Write out, exactly and only, the lines that run from the top of the records to the line with "4.900,4.944,4.950,4.890,4.978,4.950];". Include both ends; exclude pictures.

start

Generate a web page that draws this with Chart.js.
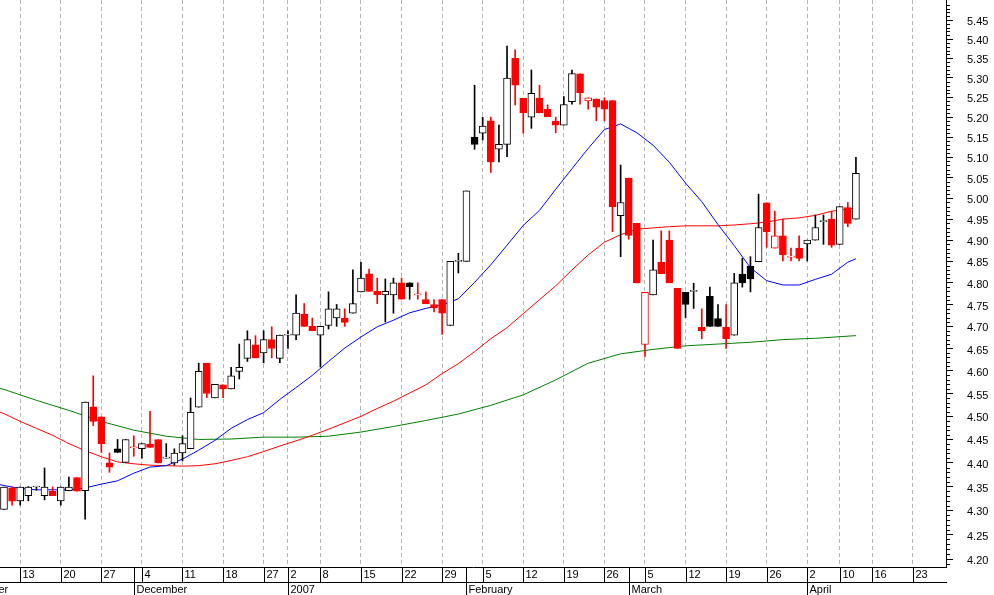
<!DOCTYPE html>
<html>
<head>
<meta charset="utf-8">
<script src="https://cdn.jsdelivr.net/npm/chart.js@4.4.1/dist/chart.umd.min.js"></script>
<style>
  html, body { margin: 0; padding: 0; background: #ffffff; }
  #wrap { width: 994px; height: 595px; position: relative; }
  canvas { display: block; }
</style>
</head>
<body>
<div id="wrap"><canvas id="chart" width="994" height="595"></canvas></div>
<script>
// ---- Daily OHLC (trading day index 0 = 9 Nov 2006 ... 105 = 12 Apr 2007) ----
const opens = [4.302,4.347,4.320,4.331,4.349,4.331,4.340,4.320,4.341,4.369,
4.341,4.521,4.499,4.400,4.430,4.401,4.432,4.430,4.440,4.450,
4.410,4.400,4.421,4.430,4.520,4.617,4.540,4.569,4.560,4.599,
4.628,4.658,4.640,4.670,4.628,4.680,4.680,4.728,4.700,4.680,
4.702,4.719,4.719,4.730,4.779,4.821,4.780,4.772,4.772,4.800,
4.800,4.772,4.761,4.750,4.761,4.702,4.850,4.850,5.150,5.160,
5.191,5.120,5.132,5.350,5.248,5.200,5.248,5.220,5.190,5.180,
5.239,5.310,5.241,5.246,5.242,5.242,4.958,5.049,4.940,4.659,
4.772,4.848,4.900,4.787,4.778,4.780,4.698,4.769,4.718,4.698,
4.680,4.820,4.839,4.849,4.989,4.881,4.910,4.860,4.881,4.891,
4.900,4.944,4.950,4.890,4.978,4.950];

const highs = [4.349,4.349,4.349,4.350,4.349,4.389,4.349,4.349,4.370,4.369,
4.531,4.589,4.499,4.421,4.450,4.450,4.458,4.441,4.511,4.450,
4.441,4.430,4.458,4.540,4.617,4.617,4.570,4.569,4.608,4.660,
4.690,4.679,4.690,4.699,4.680,4.690,4.772,4.752,4.719,4.700,
4.779,4.750,4.740,4.830,4.848,4.832,4.811,4.809,4.811,4.811,
4.800,4.800,4.779,4.761,4.761,4.850,4.869,5.018,5.281,5.200,
5.200,5.180,5.382,5.372,5.248,5.320,5.281,5.231,5.200,5.252,
5.320,5.310,5.249,5.246,5.249,5.242,5.081,5.049,4.940,4.778,
4.900,4.922,4.922,4.787,4.778,4.799,4.740,4.790,4.750,4.750,
4.822,4.857,4.861,5.010,4.989,4.969,4.950,4.881,4.910,4.900,
4.960,4.960,4.969,4.980,4.990,5.100];

const lows = [4.302,4.311,4.311,4.320,4.342,4.322,4.331,4.311,4.341,4.340,
4.282,4.480,4.422,4.380,4.422,4.401,4.414,4.410,4.433,4.400,
4.410,4.395,4.404,4.430,4.520,4.541,4.540,4.541,4.560,4.582,
4.621,4.629,4.618,4.629,4.618,4.650,4.670,4.700,4.690,4.609,
4.694,4.700,4.700,4.730,4.779,4.780,4.752,4.710,4.730,4.762,
4.762,4.762,4.752,4.733,4.682,4.702,4.823,4.850,5.120,5.143,
5.063,5.089,5.102,5.231,5.160,5.172,5.211,5.201,5.161,5.180,
5.233,5.233,5.220,5.191,5.191,4.920,4.861,4.902,4.800,4.632,
4.772,4.821,4.800,4.650,4.720,4.741,4.672,4.700,4.700,4.650,
4.680,4.790,4.779,4.849,4.883,4.881,4.851,4.851,4.851,4.851,
4.900,4.890,4.883,4.890,4.932,4.950];

const closes = [4.349,4.319,4.349,4.349,4.349,4.349,4.331,4.349,4.349,4.340,
4.531,4.489,4.441,4.391,4.422,4.450,4.432,4.441,4.433,4.400,
4.410,4.421,4.441,4.509,4.599,4.550,4.570,4.560,4.589,4.608,
4.670,4.629,4.670,4.650,4.680,4.680,4.730,4.700,4.690,4.700,
4.740,4.740,4.709,4.752,4.811,4.780,4.772,4.780,4.800,4.762,
4.791,4.772,4.752,4.742,4.730,4.850,4.850,5.018,5.132,5.178,
5.089,5.132,5.299,5.281,5.211,5.260,5.211,5.201,5.180,5.232,
5.311,5.262,5.249,5.225,5.220,4.980,4.990,4.911,4.800,4.778,
4.830,4.821,4.800,4.650,4.750,4.780,4.690,4.700,4.700,4.672,
4.800,4.800,4.809,4.930,4.920,4.910,4.865,4.860,4.857,4.900,
4.930,4.944,4.888,4.980,4.940,5.061];

// ---- Moving averages (at trading-day indices) ----
const blueIdx  = [-1,0,2,4,6,8,10,12,14,16,18,20,22,24,26,28,30,32,34,36,38,40,42,44,46,48,50,52,54,56,58,60,62,64,66,68,70,72,74,76,78,80,82,84,86,88,90,92,94,96,98,100,102,104,105];
const blueVals = [4.356,4.352,4.346,4.343,4.343,4.343,4.347,4.355,4.362,4.378,4.391,4.394,4.408,4.427,4.448,4.474,4.493,4.508,4.537,4.563,4.590,4.621,4.651,4.676,4.699,4.714,4.731,4.741,4.749,4.763,4.801,4.842,4.888,4.935,4.971,5.022,5.072,5.122,5.169,5.183,5.161,5.130,5.088,5.037,4.992,4.937,4.887,4.835,4.805,4.795,4.795,4.808,4.820,4.848,4.856];

const redIdx  = [-1,0,2,4,6,8,10,12,14,16,18,20,22,24,26,28,30,32,34,36,38,40,42,44,46,48,50,52,54,56,58,60,62,64,66,68,70,72,74,76,78,80,82,84,86,88,90,92,94,96,98,100,102,104,105];
const redVals = [4.512,4.506,4.489,4.474,4.459,4.441,4.426,4.413,4.402,4.398,4.395,4.394,4.393,4.394,4.398,4.405,4.413,4.424,4.436,4.447,4.459,4.472,4.486,4.500,4.517,4.533,4.551,4.569,4.594,4.616,4.643,4.672,4.697,4.729,4.761,4.793,4.830,4.865,4.895,4.913,4.926,4.929,4.932,4.934,4.934,4.934,4.936,4.939,4.943,4.950,4.953,4.959,4.969,4.974,4.977];

const greenIdx  = [-1,0,4,8,12,16,20,24,28,32,36,40,44,48,52,56,60,64,68,72,76,80,84,88,92,96,100,105];
const greenVals = [4.563,4.559,4.535,4.513,4.489,4.470,4.457,4.450,4.451,4.455,4.455,4.457,4.466,4.478,4.491,4.505,4.524,4.547,4.580,4.617,4.638,4.648,4.656,4.660,4.664,4.670,4.673,4.679];

// ---- Axis ticks ----
const yTickLabels = ['4.20','4.25','4.30','4.35','4.40','4.45','4.50','4.55','4.60','4.65','4.70','4.75','4.80','4.85','4.90','4.95','5.00','5.05','5.10','5.15','5.20','5.25','5.30','5.35','5.40','5.45'];
const weekTickIdx    = [2,7,12,17,22,27,32,35,39,44,49,54,59,64,69,74,79,84,89,94,99,103,107,112];
const weekTickLabels = ['13','20','27','4','11','18','27','2','8','15','22','29','5','12','19','26','5','12','19','26','2','10','16','23'];
const monthTickIdx    = [-6,16,35,57,77,99];
const monthTickLabels = ['November','December','2007','February','March','April'];

const X_MIN = -0.49, X_MAX = 116.1;
const Y_MIN = 4.184, Y_MAX = 5.503;
const FONT = '"Liberation Sans", Arial, Helvetica, sans-serif';

const RED = '#ff0000', BLACK = '#000000', WHITE = '#ffffff';
const idx = opens.map((_, i) => i);
function strokeColor(i) {
  const prev = i > 0 ? closes[i - 1] : opens[i];
  return closes[i] < prev ? RED : BLACK;
}
function fillColor(i) {
  return closes[i] < opens[i] ? strokeColor(i) : WHITE;
}

const axisBand = {
  id: 'axisBand',
  afterDraw(chart) {
    const { ctx, chartArea: a, scales } = chart;
    const xs = scales.x, ys = scales.y;
    const top = a.bottom, mid = a.bottom + 15, bot = chart.height;
    ctx.save();
    ctx.strokeStyle = BLACK; ctx.fillStyle = BLACK; ctx.lineWidth = 1;
    ctx.font = '11px ' + FONT;
    ctx.textBaseline = 'middle'; ctx.textAlign = 'left';
    ctx.beginPath(); ctx.moveTo(a.left, mid + 0.5); ctx.lineTo(a.right + 1, mid + 0.5); ctx.stroke();
    weekTickIdx.forEach((v, k) => {
      const px = Math.round(xs.getPixelForValue(v)) + 0.5;
      ctx.beginPath(); ctx.moveTo(px, top); ctx.lineTo(px, mid); ctx.stroke();
      ctx.fillText(weekTickLabels[k], px + 2, top + 8);
    });
    monthTickIdx.forEach((v, k) => {
      const px = Math.round(xs.getPixelForValue(v)) + 0.5;
      ctx.beginPath(); ctx.moveTo(px, top); ctx.lineTo(px, bot); ctx.stroke();
      ctx.fillText(monthTickLabels[k], px + 2, mid + 7.5);
    });
    // minor ticks on the price axis
    const first = Math.round(parseFloat(yTickLabels[0]) * 100) - 1;
    const last = Math.round(parseFloat(yTickLabels[yTickLabels.length - 1]) * 100) + 5;
    for (let k = first; k <= last; k++) {
      if (k % 5 === 0) continue;
      const py = Math.round(ys.getPixelForValue(k / 100)) + 0.5;
      if (py < a.top || py > a.bottom) continue;
      ctx.beginPath(); ctx.moveTo(a.right, py); ctx.lineTo(a.right + 4, py); ctx.stroke();
    }
    ctx.restore();
  }
};

new Chart(document.getElementById('chart').getContext('2d'), {
  type: 'bar',
  data: {
    datasets: [
      {
        label: 'Body',
        data: idx.map(i => ({ x: i, y: [opens[i], closes[i]] })),
        backgroundColor: idx.map(fillColor),
        borderColor: idx.map(strokeColor),
        borderWidth: 1,
        borderSkipped: false,
        barThickness: 7,
        minBarLength: 1,
        grouped: false,
        order: 0
      },
      {
        label: 'Range',
        data: idx.map(i => ({ x: i, y: [lows[i], highs[i]] })),
        backgroundColor: idx.map(strokeColor),
        borderWidth: 0,
        barThickness: 1,
        grouped: false,
        order: 1
      },
      {
        type: 'line', label: 'MA fast',
        data: blueIdx.map((v, k) => ({ x: v, y: blueVals[k] })),
        borderColor: '#0000ff', borderWidth: 1, pointRadius: 0, tension: 0, order: 2
      },
      {
        type: 'line', label: 'MA medium',
        data: redIdx.map((v, k) => ({ x: v, y: redVals[k] })),
        borderColor: '#ff0000', borderWidth: 1, pointRadius: 0, tension: 0, order: 3
      },
      {
        type: 'line', label: 'MA slow',
        data: greenIdx.map((v, k) => ({ x: v, y: greenVals[k] })),
        borderColor: '#008000', borderWidth: 1, pointRadius: 0, tension: 0, order: 4
      }
    ]
  },
  options: {
    responsive: false,
    animation: false,
    devicePixelRatio: 1,
    layout: { padding: 0 },
    plugins: { legend: { display: false }, tooltip: { enabled: false }, title: { display: false } },
    scales: {
      x: {
        type: 'linear', position: 'bottom', min: X_MIN, max: X_MAX, offset: false, bounds: 'data',
        afterBuildTicks: s => { s.ticks = weekTickIdx.map(v => ({ value: v })); },
        afterFit: s => { s.height = 28; s.paddingLeft = 0; s.paddingRight = 0; },
        ticks: { display: false },
        grid: { display: true, offset: false, drawOnChartArea: true, drawTicks: false, color: '#b4b4b4', lineWidth: 1 },
        border: { display: true, color: BLACK, width: 1, dash: [4, 3] }
      },
      y: {
        type: 'logarithmic', position: 'right', min: Y_MIN, max: Y_MAX, bounds: 'data',
        afterBuildTicks: s => { s.ticks = yTickLabels.map(t => ({ value: parseFloat(t) })); },
        afterFit: s => { s.width = 48; s.paddingTop = 0; s.paddingBottom = 0; },
        ticks: {
          autoSkip: false, padding: 14, labelOffset: 2, color: BLACK,
          font: { family: FONT, size: 11 },
          callback: (v, i) => yTickLabels[i]
        },
        grid: { drawOnChartArea: false, drawTicks: true, tickLength: 7, tickColor: BLACK },
        border: { display: true, color: BLACK, width: 1 }
      }
    }
  },
  plugins: [axisBand]
});
</script>
</body>
</html>
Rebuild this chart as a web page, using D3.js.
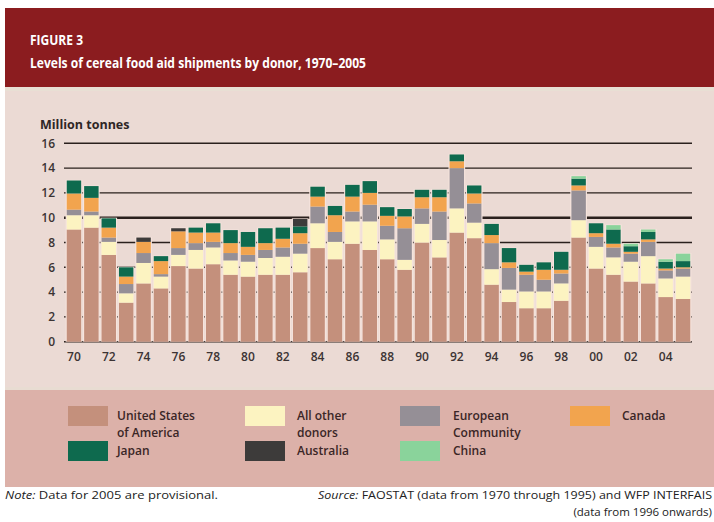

end

#### Written solution
Generate a web page that draws this with Chart.js.
<!DOCTYPE html>
<html>
<head>
<meta charset="utf-8">
<script src="https://cdn.jsdelivr.net/npm/chart.js@4.4.1/dist/chart.umd.min.js"></script>
<style>
  html, body { margin: 0; padding: 0; background: #ffffff; }
  #wrap { width: 994px; height: 595px; position: relative; }
  canvas { display: block; }
</style>
</head>
<body>
<div id="wrap"><canvas id="chart" width="994" height="595"></canvas></div>
<script>
// ---- Daily OHLC (trading day index 0 = 9 Nov 2006 ... 105 = 12 Apr 2007) ----
const opens = [4.302,4.347,4.320,4.331,4.349,4.331,4.340,4.320,4.341,4.369,
4.341,4.521,4.499,4.400,4.430,4.401,4.432,4.430,4.440,4.450,
4.410,4.400,4.421,4.430,4.520,4.617,4.540,4.569,4.560,4.599,
4.628,4.658,4.640,4.670,4.628,4.680,4.680,4.728,4.700,4.680,
4.702,4.719,4.719,4.730,4.779,4.821,4.780,4.772,4.772,4.800,
4.800,4.772,4.761,4.750,4.761,4.702,4.850,4.850,5.150,5.160,
5.191,5.120,5.132,5.350,5.248,5.200,5.248,5.220,5.190,5.180,
5.239,5.310,5.241,5.246,5.242,5.242,4.958,5.049,4.940,4.659,
4.772,4.848,4.900,4.787,4.778,4.780,4.698,4.769,4.718,4.698,
4.680,4.820,4.839,4.849,4.989,4.881,4.910,4.860,4.881,4.891,
4.900,4.944,4.950,4.890,4.978,4.950];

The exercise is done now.